Without going into too much detail, I can say that instances of problems with grades and communication plagued my son's school life. How a well-behaved child with near perfect grades managed to have so many issues I will never understand. But my biggest takeaway from this year is that as a parent, it is my sworn duty to know what is going on at school and communicate with my child's teacher -- parent involvement.  I also learned it wasn't necessarily my place to try and change the teacher's classroom policies (no matter how nonsensical they seemed to me), but to work with him or her and communicate any concerns.

I was shocked that I would be the only parent from my son's class who showed up at parent nights. And Cameron's teacher gave me some insight that made my heart heavy for the other children in her class. In so many words, his teacher stated that it was the parents' responsibility to communicate with her about any problems they notice on progress reports and otherwise, not hers.

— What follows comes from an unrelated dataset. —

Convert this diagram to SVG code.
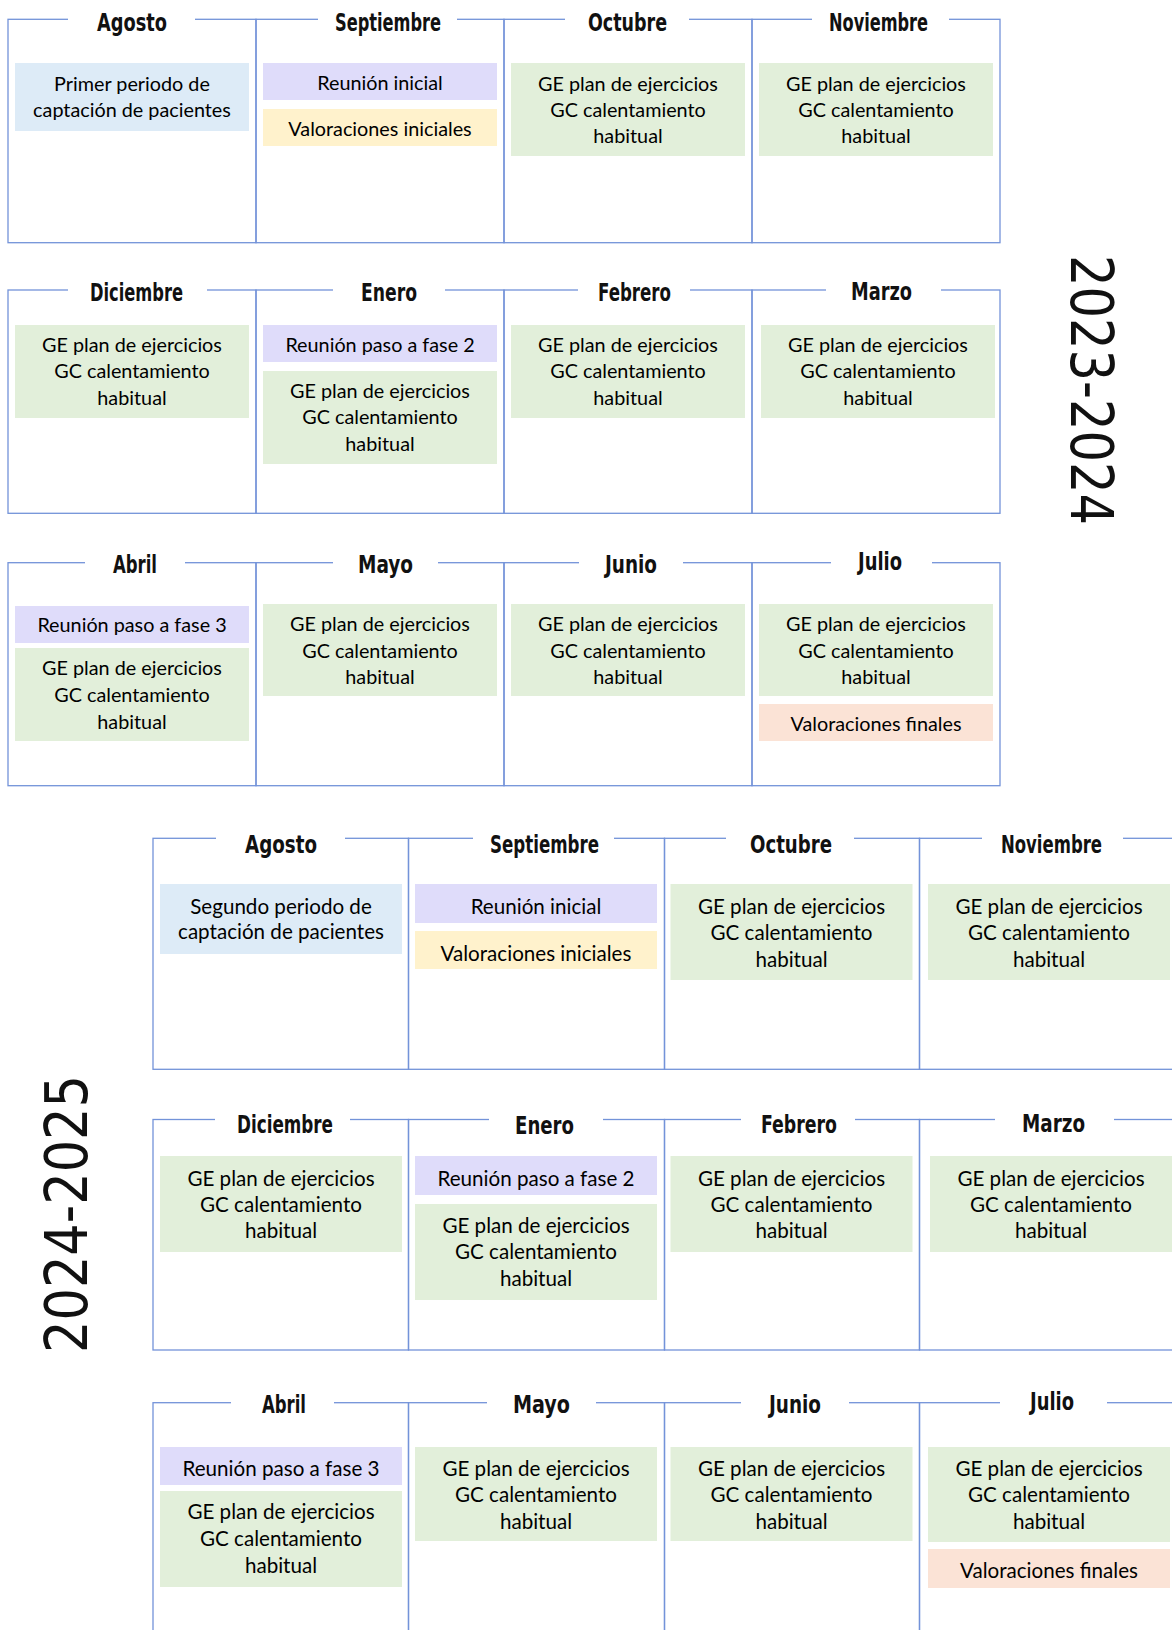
<svg xmlns="http://www.w3.org/2000/svg" width="1172" height="1630" viewBox="0 0 1172 1630">
<style>
.cell{fill:none;stroke:#7393d9;stroke-width:1.3}
.gap{fill:#fff}
.ttl{font-family:"DejaVu Sans Condensed","DejaVu Sans",sans-serif;font-weight:bold;font-size:25px;fill:#111}
.yr{font-family:"DejaVu Sans",sans-serif;font-size:58px;fill:#111;text-anchor:middle}
.t{font-family:Lato,"Liberation Sans",sans-serif;font-size:19.8px;fill:#000;text-anchor:middle}
.y2 .t{font-size:20.6px}
.g{fill:#e2efda}.b{fill:#ddebf7}.p{fill:#dfdcfa}.y{fill:#fff2cc}.o{fill:#fbe3d6}
</style>
<rect width="1172" height="1630" fill="#fff"/>

<g id="y1-agosto">
<rect class="cell" x="8" y="19.3" width="248" height="223.4"/>
<rect class="gap" x="68" y="10" width="127" height="20"/>
<text class="ttl" x="97" y="31" textLength="70" lengthAdjust="spacingAndGlyphs">Agosto</text>
<rect class="b" x="15" y="63" width="234" height="68"/>
<text class="t" x="132" y="90.7">Primer periodo de</text>
<text class="t" x="132" y="117.3">captación de pacientes</text>
</g>
<g id="y1-septiembre">
<rect class="cell" x="256" y="19.3" width="248" height="223.4"/>
<rect class="gap" x="318" y="10" width="139" height="20"/>
<text class="ttl" x="335" y="31" textLength="106" lengthAdjust="spacingAndGlyphs">Septiembre</text>
<rect class="p" x="263" y="63" width="234" height="37"/>
<text class="t" x="380" y="90">Reunión inicial</text>
<rect class="y" x="263" y="109" width="234" height="37"/>
<text class="t" x="380" y="135.5">Valoraciones iniciales</text>
</g>
<g id="y1-octubre">
<rect class="cell" x="504" y="19.3" width="248" height="223.4"/>
<rect class="gap" x="565" y="10" width="124" height="20"/>
<text class="ttl" x="588" y="31" textLength="79" lengthAdjust="spacingAndGlyphs">Octubre</text>
<rect class="g" x="511" y="63" width="234" height="93"/>
<text class="t" x="628" y="90.5">GE plan de ejercicios</text>
<text class="t" x="628" y="117.3">GC calentamiento</text>
<text class="t" x="628" y="143.3">habitual</text>
</g>
<g id="y1-noviembre">
<rect class="cell" x="752" y="19.3" width="248" height="223.4"/>
<rect class="gap" x="812" y="10" width="137" height="20"/>
<text class="ttl" x="829" y="31" textLength="99" lengthAdjust="spacingAndGlyphs">Noviembre</text>
<rect class="g" x="759" y="63" width="234" height="93"/>
<text class="t" x="876" y="90.5">GE plan de ejercicios</text>
<text class="t" x="876" y="117.3">GC calentamiento</text>
<text class="t" x="876" y="143.3">habitual</text>
</g>

<g id="y1-diciembre">
<rect class="cell" x="8" y="290" width="248" height="223.3"/>
<rect class="gap" x="68" y="280" width="139" height="20"/>
<text class="ttl" x="90" y="301" textLength="93" lengthAdjust="spacingAndGlyphs">Diciembre</text>
<rect class="g" x="15" y="325" width="234" height="93"/>
<text class="t" x="132" y="351.5">GE plan de ejercicios</text>
<text class="t" x="132" y="378">GC calentamiento</text>
<text class="t" x="132" y="404.5">habitual</text>
</g>
<g id="y1-enero">
<rect class="cell" x="256" y="290" width="248" height="223.3"/>
<rect class="gap" x="333" y="280" width="112" height="20"/>
<text class="ttl" x="361" y="301" textLength="56" lengthAdjust="spacingAndGlyphs">Enero</text>
<rect class="p" x="263" y="325" width="234" height="37"/>
<text class="t" x="380" y="352">Reunión paso a fase 2</text>
<rect class="g" x="263" y="371" width="234" height="93"/>
<text class="t" x="380" y="397.5">GE plan de ejercicios</text>
<text class="t" x="380" y="424">GC calentamiento</text>
<text class="t" x="380" y="450.5">habitual</text>
</g>
<g id="y1-febrero">
<rect class="cell" x="504" y="290" width="248" height="223.3"/>
<rect class="gap" x="578" y="280" width="112" height="20"/>
<text class="ttl" x="598" y="301" textLength="73" lengthAdjust="spacingAndGlyphs">Febrero</text>
<rect class="g" x="511" y="325" width="234" height="93"/>
<text class="t" x="628" y="351.5">GE plan de ejercicios</text>
<text class="t" x="628" y="378">GC calentamiento</text>
<text class="t" x="628" y="404.5">habitual</text>
</g>
<g id="y1-marzo">
<rect class="cell" x="752" y="290" width="248" height="223.3"/>
<rect class="gap" x="826" y="280" width="115" height="20"/>
<text class="ttl" x="851" y="300" textLength="61" lengthAdjust="spacingAndGlyphs">Marzo</text>
<rect class="g" x="761" y="325" width="234" height="93"/>
<text class="t" x="878" y="351.5">GE plan de ejercicios</text>
<text class="t" x="878" y="378">GC calentamiento</text>
<text class="t" x="878" y="404.5">habitual</text>
</g>

<g id="y1-abril">
<rect class="cell" x="8" y="562.7" width="248" height="223"/>
<rect class="gap" x="85" y="552" width="100" height="20"/>
<text class="ttl" x="113" y="573" textLength="44" lengthAdjust="spacingAndGlyphs">Abril</text>
<rect class="p" x="15" y="606" width="234" height="37"/>
<text class="t" x="132" y="632">Reunión paso a fase 3</text>
<rect class="g" x="15" y="648" width="234" height="93"/>
<text class="t" x="132" y="675">GE plan de ejercicios</text>
<text class="t" x="132" y="702">GC calentamiento</text>
<text class="t" x="132" y="729">habitual</text>
</g>
<g id="y1-mayo">
<rect class="cell" x="256" y="562.7" width="248" height="223"/>
<rect class="gap" x="333" y="552" width="105" height="20"/>
<text class="ttl" x="358" y="573" textLength="55" lengthAdjust="spacingAndGlyphs">Mayo</text>
<rect class="g" x="263" y="604" width="234" height="92"/>
<text class="t" x="380" y="631">GE plan de ejercicios</text>
<text class="t" x="380" y="657.5">GC calentamiento</text>
<text class="t" x="380" y="683.5">habitual</text>
</g>
<g id="y1-junio">
<rect class="cell" x="504" y="562.7" width="248" height="223"/>
<rect class="gap" x="579" y="552" width="104" height="20"/>
<text class="ttl" x="605" y="573" textLength="52" lengthAdjust="spacingAndGlyphs">Junio</text>
<rect class="g" x="511" y="604" width="234" height="92"/>
<text class="t" x="628" y="631">GE plan de ejercicios</text>
<text class="t" x="628" y="657.5">GC calentamiento</text>
<text class="t" x="628" y="683.5">habitual</text>
</g>
<g id="y1-julio">
<rect class="cell" x="752" y="562.7" width="248" height="223"/>
<rect class="gap" x="831" y="552" width="101" height="20"/>
<text class="ttl" x="858" y="570" textLength="44" lengthAdjust="spacingAndGlyphs">Julio</text>
<rect class="g" x="759" y="604" width="234" height="92"/>
<text class="t" x="876" y="631">GE plan de ejercicios</text>
<text class="t" x="876" y="657.5">GC calentamiento</text>
<text class="t" x="876" y="683.5">habitual</text>
<rect class="o" x="759" y="704" width="234" height="37"/>
<text class="t" x="876" y="731">Valoraciones finales</text>
</g>

<g id="year-2023-2024">
<text class="yr" transform="translate(1071,390) rotate(90)" x="0" y="0" textLength="270" lengthAdjust="spacingAndGlyphs">2023-2024</text>
</g>

<g class="y2">
<g id="y2-agosto">
<rect class="cell" x="153" y="838.3" width="255.5" height="231"/>
<rect class="gap" x="216" y="828" width="129" height="20"/>
<text class="ttl" x="245" y="853" textLength="72" lengthAdjust="spacingAndGlyphs">Agosto</text>
<rect class="b" x="160" y="884" width="242" height="70"/>
<text class="t" x="281" y="913.5">Segundo periodo de</text>
<text class="t" x="281" y="939">captación de pacientes</text>
</g>
<g id="y2-septiembre">
<rect class="cell" x="408.5" y="838.3" width="256" height="231"/>
<rect class="gap" x="473" y="828" width="141" height="20"/>
<text class="ttl" x="490" y="853" textLength="109" lengthAdjust="spacingAndGlyphs">Septiembre</text>
<rect class="p" x="415" y="884" width="242" height="39"/>
<text class="t" x="536" y="913.5">Reunión inicial</text>
<rect class="y" x="415" y="931" width="242" height="38"/>
<text class="t" x="536" y="960.5">Valoraciones iniciales</text>
</g>
<g id="y2-octubre">
<rect class="cell" x="664.5" y="838.3" width="255" height="231"/>
<rect class="gap" x="726" y="828" width="128" height="20"/>
<text class="ttl" x="750" y="853" textLength="82" lengthAdjust="spacingAndGlyphs">Octubre</text>
<rect class="g" x="670.5" y="884" width="242" height="96"/>
<text class="t" x="791.5" y="913.5">GE plan de ejercicios</text>
<text class="t" x="791.5" y="939.5">GC calentamiento</text>
<text class="t" x="791.5" y="966.5">habitual</text>
</g>
<g id="y2-noviembre">
<rect class="cell" x="919.5" y="838.3" width="270" height="231"/>
<rect class="gap" x="982" y="828" width="141" height="20"/>
<text class="ttl" x="1001" y="853" textLength="101" lengthAdjust="spacingAndGlyphs">Noviembre</text>
<rect class="g" x="928" y="884" width="242" height="96"/>
<text class="t" x="1049" y="913.5">GE plan de ejercicios</text>
<text class="t" x="1049" y="939.5">GC calentamiento</text>
<text class="t" x="1049" y="966.5">habitual</text>
</g>

<g id="y2-diciembre">
<rect class="cell" x="153" y="1119.5" width="255.5" height="230.5"/>
<rect class="gap" x="215" y="1109" width="135" height="20"/>
<text class="ttl" x="237" y="1133" textLength="96" lengthAdjust="spacingAndGlyphs">Diciembre</text>
<rect class="g" x="160" y="1156" width="242" height="96"/>
<text class="t" x="281" y="1185.5">GE plan de ejercicios</text>
<text class="t" x="281" y="1211.5">GC calentamiento</text>
<text class="t" x="281" y="1238">habitual</text>
</g>
<g id="y2-enero">
<rect class="cell" x="408.5" y="1119.5" width="256" height="230.5"/>
<rect class="gap" x="489" y="1109" width="114" height="20"/>
<text class="ttl" x="515" y="1134" textLength="59" lengthAdjust="spacingAndGlyphs">Enero</text>
<rect class="p" x="415" y="1156" width="242" height="39"/>
<text class="t" x="536" y="1185.5">Reunión paso a fase 2</text>
<rect class="g" x="415" y="1204" width="242" height="96"/>
<text class="t" x="536" y="1233">GE plan de ejercicios</text>
<text class="t" x="536" y="1259">GC calentamiento</text>
<text class="t" x="536" y="1286">habitual</text>
</g>
<g id="y2-febrero">
<rect class="cell" x="664.5" y="1119.5" width="255" height="230.5"/>
<rect class="gap" x="741" y="1109" width="114" height="20"/>
<text class="ttl" x="761" y="1133" textLength="76" lengthAdjust="spacingAndGlyphs">Febrero</text>
<rect class="g" x="670.5" y="1156" width="242" height="96"/>
<text class="t" x="791.5" y="1185.5">GE plan de ejercicios</text>
<text class="t" x="791.5" y="1211.5">GC calentamiento</text>
<text class="t" x="791.5" y="1238">habitual</text>
</g>
<g id="y2-marzo">
<rect class="cell" x="919.5" y="1119.5" width="270" height="230.5"/>
<rect class="gap" x="995" y="1109" width="119" height="20"/>
<text class="ttl" x="1022" y="1132" textLength="63" lengthAdjust="spacingAndGlyphs">Marzo</text>
<rect class="g" x="930" y="1156" width="242" height="96"/>
<text class="t" x="1051" y="1185.5">GE plan de ejercicios</text>
<text class="t" x="1051" y="1211.5">GC calentamiento</text>
<text class="t" x="1051" y="1238">habitual</text>
</g>

<g id="y2-abril">
<rect class="cell" x="153" y="1402.7" width="255.5" height="260"/>
<rect class="gap" x="231" y="1392" width="103" height="20"/>
<text class="ttl" x="262" y="1413" textLength="44" lengthAdjust="spacingAndGlyphs">Abril</text>
<rect class="p" x="160" y="1447" width="242" height="38"/>
<text class="t" x="281" y="1476">Reunión paso a fase 3</text>
<rect class="g" x="160" y="1491" width="242" height="96"/>
<text class="t" x="281" y="1519.3">GE plan de ejercicios</text>
<text class="t" x="281" y="1546">GC calentamiento</text>
<text class="t" x="281" y="1573.3">habitual</text>
</g>
<g id="y2-mayo">
<rect class="cell" x="408.5" y="1402.7" width="256" height="260"/>
<rect class="gap" x="487" y="1392" width="109" height="20"/>
<text class="ttl" x="513" y="1413" textLength="57" lengthAdjust="spacingAndGlyphs">Mayo</text>
<rect class="g" x="415" y="1447" width="242" height="94"/>
<text class="t" x="536" y="1475.5">GE plan de ejercicios</text>
<text class="t" x="536" y="1502">GC calentamiento</text>
<text class="t" x="536" y="1528.5">habitual</text>
</g>
<g id="y2-junio">
<rect class="cell" x="664.5" y="1402.7" width="255" height="260"/>
<rect class="gap" x="741" y="1392" width="108" height="20"/>
<text class="ttl" x="769" y="1413" textLength="52" lengthAdjust="spacingAndGlyphs">Junio</text>
<rect class="g" x="670.5" y="1447" width="242" height="94"/>
<text class="t" x="791.5" y="1475.5">GE plan de ejercicios</text>
<text class="t" x="791.5" y="1502">GC calentamiento</text>
<text class="t" x="791.5" y="1528.5">habitual</text>
</g>
<g id="y2-julio">
<rect class="cell" x="919.5" y="1402.7" width="270" height="260"/>
<rect class="gap" x="1000" y="1392" width="107" height="20"/>
<text class="ttl" x="1030" y="1410" textLength="44" lengthAdjust="spacingAndGlyphs">Julio</text>
<rect class="g" x="928" y="1447" width="242" height="95"/>
<text class="t" x="1049" y="1475.5">GE plan de ejercicios</text>
<text class="t" x="1049" y="1502">GC calentamiento</text>
<text class="t" x="1049" y="1528.5">habitual</text>
<rect class="o" x="928" y="1549" width="242" height="39"/>
<text class="t" x="1049" y="1578">Valoraciones finales</text>
</g>
</g>

<g id="year-2024-2025">
<text class="yr" transform="translate(87,1214) rotate(-90)" x="0" y="0" textLength="278" lengthAdjust="spacingAndGlyphs">2024-2025</text>
</g>

<g id="connectors"></g>
</svg>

Parent involvement is key to your kid's success in school. If the parents don't care, she doesn't care, but she would do everything she could to work with parents who reached out to her. If you're not involved, teachers assume you don't care. Unfortunate, but true. You have to show the teacher, not to mention your child, that you care.

Now, I remember a time when teachers came and visited students at their homes and they reached out to parents rather than waiting for the parents to do so. But this is a different time. However, don't get me wrong about his teacher, she was passionate about teaching and was doing her best with a classroom of 33 or more kids at a charter school with very limited funding and resources. And while we didn't see eye-to-eye on some things, and I had to stay on top of her concerning issues I had that we needed to fix, she did work with me each and every time I needed her.

At a particular parent night, I was again the only parent there to talk with her. She showed me stacks and stacks and stacks of papers with grades of zeroes, as she wondered where the other parents were. The class averages in some subjects were well below failing, yet few parents showed any concern. I'm a WAHM now, but I know what it's like trying to find the time work outside of home and take care of home, especially as a single parent. But I couldn't slack up on my involvement in my son's school life.  As a parent you hate that school is even an issue; you hope that everything is perfect, but it isn't.

I guess my advice here is to be involved in some way. If you can't volunteer in your kid's classrooms or chaperone on every field trip, at least stay abreast on what's going on at school and communicate with your child and his or her teacher. We have to stand up as advocates for our children. No one else is going to do the job. Show your child that you care. Parent involvement is an absolute must.